I hope that the noble Baroness, Lady Miller, will forgive me if I do not follow her down the nuclear road, except to agree entirely with her that the chances of France giving up its nuclear deterrent are zero at best. None the less, there will be a French tendency to work more closely with Germany. If one effect of that is to prevent another division, as there was over Libya, so much the better. However, I do not see that closer Franco-German defence co-operation should in any way affect the case for strong, continuing and developing Franco-British co-operation.
At the risk of repeating what I have said in other debates in your Lordships’ House, one of the clearest examples of the need for strong Franco-British co-operation is over Mali. There may be a tendency— I have heard it said from time to time—to ask what our interest is in a part of Africa which the French know a great deal better than we do. However, the establishment in northern Mali of an al-Qaeda/Boko Haram/radical Tuareg state can have or will have a direct and destabilising effect on our interests in the region, in north Africa and, through support for terrorism, much closer to home. Perhaps the Minister can assure us that we indeed see this as a potential threat to our interests and will work with the French to try to resolve it and participate actively in an EU mission, if there is to be one.
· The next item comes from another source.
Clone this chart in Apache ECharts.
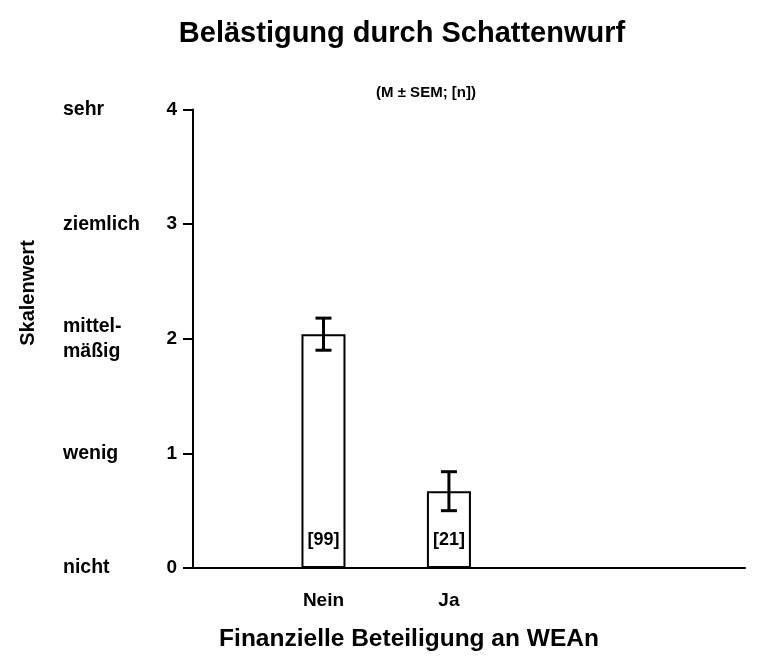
<!DOCTYPE html>
<html>
<head>
<meta charset="utf-8">
<script src="https://cdn.jsdelivr.net/npm/echarts@6/dist/echarts.min.js"></script>
<style>
  html, body { margin: 0; padding: 0; background: #fff; }
  #chart { width: 759px; height: 657px; }
</style>
</head>
<body>
<div id="chart"></div>
<script>
// Daten aus der Abbildung
var categories = ['Nein', 'Ja'];
var means = [2.04, 0.67];
var semLow = [1.90, 0.50];
var semHigh = [2.18, 0.84];
var nLabels = ['[99]', '[21]'];
var yTicks = [0, 1, 2, 3, 4];
var yWords = ['nicht', 'wenig', 'mittel-\nmäßig', 'ziemlich', 'sehr'];

var font = 'Liberation Sans, Arial, sans-serif';

var myChart = echarts.init(document.getElementById('chart'));

var barData = means.map(function (v, i) { return [i, v]; });
var errData = means.map(function (v, i) { return [i, semLow[i], semHigh[i]]; });

var option = {
    animation: false,
    backgroundColor: '#fff',
    title: [{
        text: 'Belästigung durch Schattenwurf',
        left: 397, top: 14, textAlign: 'center',
        textStyle: { fontFamily: font, fontWeight: 'bold', fontSize: 29, color: '#000' }
    }, {
        text: '(M ± SEM; [n])',
        left: 421, top: 80, textAlign: 'center',
        textStyle: { fontFamily: font, fontWeight: 'bold', fontSize: 15, color: '#000' }
    }],
    graphic: [{
        type: 'text',
        x: 28, y: 293,
        rotation: Math.PI / 2,
        style: {
            text: 'Skalenwert', fontFamily: font, fontWeight: 'bold', fontSize: 20,
            fill: '#000', align: 'center', verticalAlign: 'middle'
        }
    }],
    grid: { left: 193, width: 552, top: 109.5, height: 462, containLabel: false },
    xAxis: {
        type: 'value',
        min: -1.04, max: 3.36,
        splitLine: { show: false },
        axisLine: { show: true, onZero: false, lineStyle: { color: '#000', width: 2 } },
        axisTick: { show: false },
        axisLabel: {
            customValues: [0, 1],
            formatter: function (v) { return categories[Math.round(v)] || ''; },
            margin: 23,
            fontFamily: font, fontWeight: 'bold', fontSize: 19, color: '#000'
        },
        name: 'Finanzielle Beteiligung an WEAn',
        nameLocation: 'middle',
        nameGap: 59,
        nameTextStyle: { fontFamily: font, fontWeight: 'bold', fontSize: 24.5, color: '#000', padding: [0, 0, 0, -120] }
    },
    yAxis: [{
        type: 'value',
        min: 0, max: 4, interval: 1,
        splitLine: { show: false },
        axisLine: { show: true, onZero: false, lineStyle: { color: '#000', width: 2 } },
        axisTick: { show: true, length: 10, lineStyle: { color: '#000', width: 2 } },
        axisLabel: {
            margin: 16,
            formatter: function (v) { return yTicks.indexOf(v) >= 0 ? String(v) : ''; },
            fontFamily: font, fontWeight: 'bold', fontSize: 19, color: '#000'
        }
    }, {
        type: 'value',
        position: 'left',
        min: 0, max: 4, interval: 1,
        splitLine: { show: false },
        axisLine: { show: false },
        axisTick: { show: false },
        axisLabel: {
            align: 'left',
            margin: 130,
            lineHeight: 25,
            formatter: function (v) { return yWords[v] || ''; },
            fontFamily: font, fontWeight: 'bold', fontSize: 19.5, color: '#000'
        }
    }],
    series: [{
        type: 'bar',
        data: barData,
        barWidth: 44,
        itemStyle: { color: '#fff', borderColor: '#000', borderWidth: 2 },
        label: {
            show: true,
            position: 'insideBottom',
            distance: 19,
            formatter: function (p) { return nLabels[p.dataIndex]; },
            fontFamily: font, fontWeight: 'bold', fontSize: 18, color: '#000'
        },
        z: 2
    }, {
        type: 'custom',
        data: errData,
        z: 3,
        renderItem: function (params, api) {
            var lo = api.coord([api.value(0), api.value(1)]);
            var hi = api.coord([api.value(0), api.value(2)]);
            var half = 8;
            var st = { stroke: '#000', lineWidth: 3 };
            return {
                type: 'group',
                children: [
                    { type: 'line', shape: { x1: hi[0], y1: hi[1], x2: lo[0], y2: lo[1] }, style: st },
                    { type: 'line', shape: { x1: hi[0] - half, y1: hi[1], x2: hi[0] + half, y2: hi[1] }, style: st },
                    { type: 'line', shape: { x1: lo[0] - half, y1: lo[1], x2: lo[0] + half, y2: lo[1] }, style: st }
                ]
            };
        }
    }]
};

myChart.setOption(option);
</script>
</body>
</html>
I should say a word about defence procurement and industrial collaboration. I have to say that I regret the breakdown of negotiations between EADS and BAE Systems on a merger. This seems to be a case where the commercial logic for a merger was compelling, but the political difficulty is great and the issue, I fear, became public—for whatever reason—before the political issues had been sorted out. I do not at present clearly see BAE’s alternative strategy. I hope that the Minister was right in saying yesterday that it would continue to thrive on its own. Does he think that that is really the only option now before British Aerospace?
Finally, on defence procurement, I believe, as others have said, that the European Defence Agency has a role to play, as the report argues, in greater co-ordination and the development of capability, particularly at a time of budgetary constraint. I know that the Government are considering their position in the EDA, and I noted carefully what the Minister said yesterday. Still, towards the end of a—how shall I put it?—characteristically thoughtful speech on the European Union yesterday, the Foreign Secretary said that the British felt that,
“in too many ways the EU is something that is done to them, not something over which they have a say”.
However, it is very difficult to have a say and to make your voice heard if you are not in the room. That is an important point to bear in mind when reflecting on our role in the EDA and indeed on broader European Union issues.